The Environmental Transport Association goes one step further and accuses a Transport for London director of "suggesting that cyclists should sit in traffic queues rather than overtaking slow-moving traffic". I think the TfL director in question should try using a bike in London. I suspect he hasn't.

Over at Hyde Park, meanwhile, one twitter user noticed: "Without warning and with no signs the cycle lane and advanced stop line that crosses Park Lane from Hyde Park into Upper Brook St/Grosvenor Square has gone". Bye bye the only safe west to east cycle crossing of Park Lane - a 10 lane motorway. 

And, as many of you already know, the safe routes for cycling around the Olympic Park itself are gone, closed for the duration of the Olympics. You can add your voice to "Open Our Towpath" campaign by signing up your support on their facebook page.

New Olympic Lane being installed on the Embankment
This is supposed to be the "greenest" Olympics ever. You might have thought cycling would be a part of that. No chance. Pardon my French, but cycling has been well and truly shafted by the London Olympics. The roads - already woefully lacking in any meaningful cycle infrastructure - are being made even more dangerous for people to cycle on. You're being discouraged from driving. Now you're also being discouraged from cycling. 

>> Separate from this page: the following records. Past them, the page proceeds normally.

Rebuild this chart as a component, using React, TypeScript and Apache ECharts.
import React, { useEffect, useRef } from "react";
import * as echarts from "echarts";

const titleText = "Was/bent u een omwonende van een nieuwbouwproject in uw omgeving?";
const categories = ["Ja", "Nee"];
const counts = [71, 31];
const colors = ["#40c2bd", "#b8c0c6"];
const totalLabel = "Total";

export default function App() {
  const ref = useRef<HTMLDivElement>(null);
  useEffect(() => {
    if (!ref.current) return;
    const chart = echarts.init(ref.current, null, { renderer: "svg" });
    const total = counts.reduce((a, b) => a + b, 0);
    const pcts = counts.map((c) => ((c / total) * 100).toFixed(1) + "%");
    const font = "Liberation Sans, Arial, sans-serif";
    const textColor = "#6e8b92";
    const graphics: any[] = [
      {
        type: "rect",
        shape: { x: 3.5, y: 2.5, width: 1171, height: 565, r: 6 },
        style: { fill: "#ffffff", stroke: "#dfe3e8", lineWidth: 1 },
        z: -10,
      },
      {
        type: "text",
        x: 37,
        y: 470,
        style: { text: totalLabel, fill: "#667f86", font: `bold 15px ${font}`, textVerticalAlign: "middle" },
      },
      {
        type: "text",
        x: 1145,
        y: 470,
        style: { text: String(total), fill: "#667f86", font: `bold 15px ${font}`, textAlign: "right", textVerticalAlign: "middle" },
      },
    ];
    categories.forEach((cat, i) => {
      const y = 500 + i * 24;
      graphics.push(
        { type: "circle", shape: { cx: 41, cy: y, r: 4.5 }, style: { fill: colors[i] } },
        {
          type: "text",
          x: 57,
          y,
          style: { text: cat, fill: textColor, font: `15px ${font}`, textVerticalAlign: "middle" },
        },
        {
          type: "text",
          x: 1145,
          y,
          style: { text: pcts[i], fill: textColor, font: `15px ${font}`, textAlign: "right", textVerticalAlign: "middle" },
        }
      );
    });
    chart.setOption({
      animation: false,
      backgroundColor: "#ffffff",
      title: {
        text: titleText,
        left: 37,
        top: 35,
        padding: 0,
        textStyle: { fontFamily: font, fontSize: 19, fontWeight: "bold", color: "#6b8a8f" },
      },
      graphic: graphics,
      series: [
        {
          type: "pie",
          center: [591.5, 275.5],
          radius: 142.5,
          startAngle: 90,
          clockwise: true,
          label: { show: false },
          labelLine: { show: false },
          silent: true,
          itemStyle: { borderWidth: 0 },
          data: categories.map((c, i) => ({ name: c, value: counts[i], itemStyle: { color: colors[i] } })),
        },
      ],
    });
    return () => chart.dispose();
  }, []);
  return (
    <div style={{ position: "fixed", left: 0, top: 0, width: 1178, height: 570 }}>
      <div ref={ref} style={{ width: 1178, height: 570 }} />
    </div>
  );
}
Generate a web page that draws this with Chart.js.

But at least one Conservative councillor thinks people are just being pessimistic. The councillor responsible for cycling in the borough of Richmond has issued a press release that almost beggars belief: “If we want to encourage more people to cycle", says councillor Katharine Haborne. "maybe we should stop going on about how dangerous it is because, frankly, it isn’t and we’re just putting people off."

I couldn't disagree more. What's putting people off is that cycling in London has become a preserve of only those fit enough, fast enough and brave enough to play with the tipper trucks. And even then, most of us only cycle to work and back and don't risk cycling at times when we can't use the bus lanes.

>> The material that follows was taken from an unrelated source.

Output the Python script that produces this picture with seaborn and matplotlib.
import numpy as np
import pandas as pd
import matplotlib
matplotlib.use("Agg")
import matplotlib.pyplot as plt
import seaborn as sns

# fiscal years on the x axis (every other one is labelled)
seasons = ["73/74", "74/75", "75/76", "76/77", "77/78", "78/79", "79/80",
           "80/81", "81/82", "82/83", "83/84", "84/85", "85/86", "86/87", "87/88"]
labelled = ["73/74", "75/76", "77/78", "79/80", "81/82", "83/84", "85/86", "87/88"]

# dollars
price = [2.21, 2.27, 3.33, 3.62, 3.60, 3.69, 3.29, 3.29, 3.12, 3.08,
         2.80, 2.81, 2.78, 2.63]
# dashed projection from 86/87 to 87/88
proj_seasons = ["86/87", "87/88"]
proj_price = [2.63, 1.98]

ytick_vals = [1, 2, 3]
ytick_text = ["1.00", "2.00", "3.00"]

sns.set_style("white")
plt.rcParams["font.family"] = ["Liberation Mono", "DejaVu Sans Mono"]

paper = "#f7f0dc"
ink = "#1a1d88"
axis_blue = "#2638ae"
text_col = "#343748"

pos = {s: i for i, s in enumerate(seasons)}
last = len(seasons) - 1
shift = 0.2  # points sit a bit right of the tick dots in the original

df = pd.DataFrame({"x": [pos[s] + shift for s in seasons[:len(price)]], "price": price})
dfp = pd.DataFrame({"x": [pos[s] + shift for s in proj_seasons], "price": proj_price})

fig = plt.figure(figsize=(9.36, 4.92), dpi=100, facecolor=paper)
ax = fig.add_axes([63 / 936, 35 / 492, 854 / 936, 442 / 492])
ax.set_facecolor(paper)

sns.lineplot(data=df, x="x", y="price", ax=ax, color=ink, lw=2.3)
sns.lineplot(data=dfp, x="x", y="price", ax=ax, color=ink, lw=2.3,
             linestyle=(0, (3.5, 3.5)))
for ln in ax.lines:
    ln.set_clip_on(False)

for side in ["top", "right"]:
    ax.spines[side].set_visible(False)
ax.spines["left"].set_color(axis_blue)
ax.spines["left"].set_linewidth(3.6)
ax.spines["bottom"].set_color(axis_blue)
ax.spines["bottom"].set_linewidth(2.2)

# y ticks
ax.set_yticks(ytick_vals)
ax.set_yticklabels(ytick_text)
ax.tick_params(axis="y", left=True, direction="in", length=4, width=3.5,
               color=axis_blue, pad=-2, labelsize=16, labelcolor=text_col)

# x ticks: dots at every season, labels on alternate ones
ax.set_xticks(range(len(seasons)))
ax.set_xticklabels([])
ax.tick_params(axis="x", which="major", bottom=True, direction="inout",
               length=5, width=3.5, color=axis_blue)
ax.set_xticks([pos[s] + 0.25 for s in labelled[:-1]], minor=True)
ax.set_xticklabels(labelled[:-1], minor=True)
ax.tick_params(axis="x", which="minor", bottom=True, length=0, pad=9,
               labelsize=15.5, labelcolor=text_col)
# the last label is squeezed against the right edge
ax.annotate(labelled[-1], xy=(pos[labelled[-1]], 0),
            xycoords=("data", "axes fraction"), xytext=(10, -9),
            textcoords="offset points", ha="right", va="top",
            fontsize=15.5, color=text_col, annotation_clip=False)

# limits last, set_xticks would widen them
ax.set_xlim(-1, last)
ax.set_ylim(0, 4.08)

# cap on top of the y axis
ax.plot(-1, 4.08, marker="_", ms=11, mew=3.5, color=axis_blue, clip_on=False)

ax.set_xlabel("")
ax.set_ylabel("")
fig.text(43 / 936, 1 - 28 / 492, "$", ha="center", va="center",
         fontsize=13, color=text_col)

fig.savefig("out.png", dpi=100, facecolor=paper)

That's nothing to do with 'going on about how dangerous it is', councillor Haborne. People aren't stupid, they can see for themselves how cycling is simply ignored as legitimate form of transport in London. So they drive. Want to change the cycling culture in this city? Then change the infrastructure. And the culture of the roads. Don't want 'cyclists' jumping red lights? Then build infrastructure that encourages all sorts of people to use bicycles and watch as the majority pedal along nice and quietly in every day clothes.

Clearly not enough space for a bike lane here.
Via AsEasyAsRiding blog
And please don't start insisting that 'there's not enough space' for bike lanes. Councillor Harborne would do well to read a fantastic blog post over the weekend by AsEasyAsRidingABike in which he points out pretty conclusively just how much space there is to install cycle infrastructure in London. The only thing that's lacking is political will. As Mark puts it: "The real issue in London is not ‘physical constraints’ or ‘a lack of space’ but rather how that space is allocated. In other words, how those ‘other road users’ might be affected. In many places, they needn’t be affected at all, because the amount of space is vast. But I think Boris has to grasp the nettle and recognise that space will need to be reallocated if he is going to ultimately solve the problems of congestion in London."

And if the Olympics are any sign of what's to come, space is going to be reallocated. But it's going to be taken away from people on bikes and given over to people in BMWs. I'm excited about the Olympics coming to London, I'm happy to accept some disruption as a result. But it's evident that, outside of a few small teams, Transport for London has systemically failed to even think about cycling as a legitimate transport form. And that bodes pretty badly for the future, after the Olympics are behind us.

----
Cyclegaz has written an excellent post about Mitcham Road, where a man was killed cycling yesterday morning. Cyclegaz was also knocked off his bike on this road. He puts the blame squarely on the road layout. I agree with him.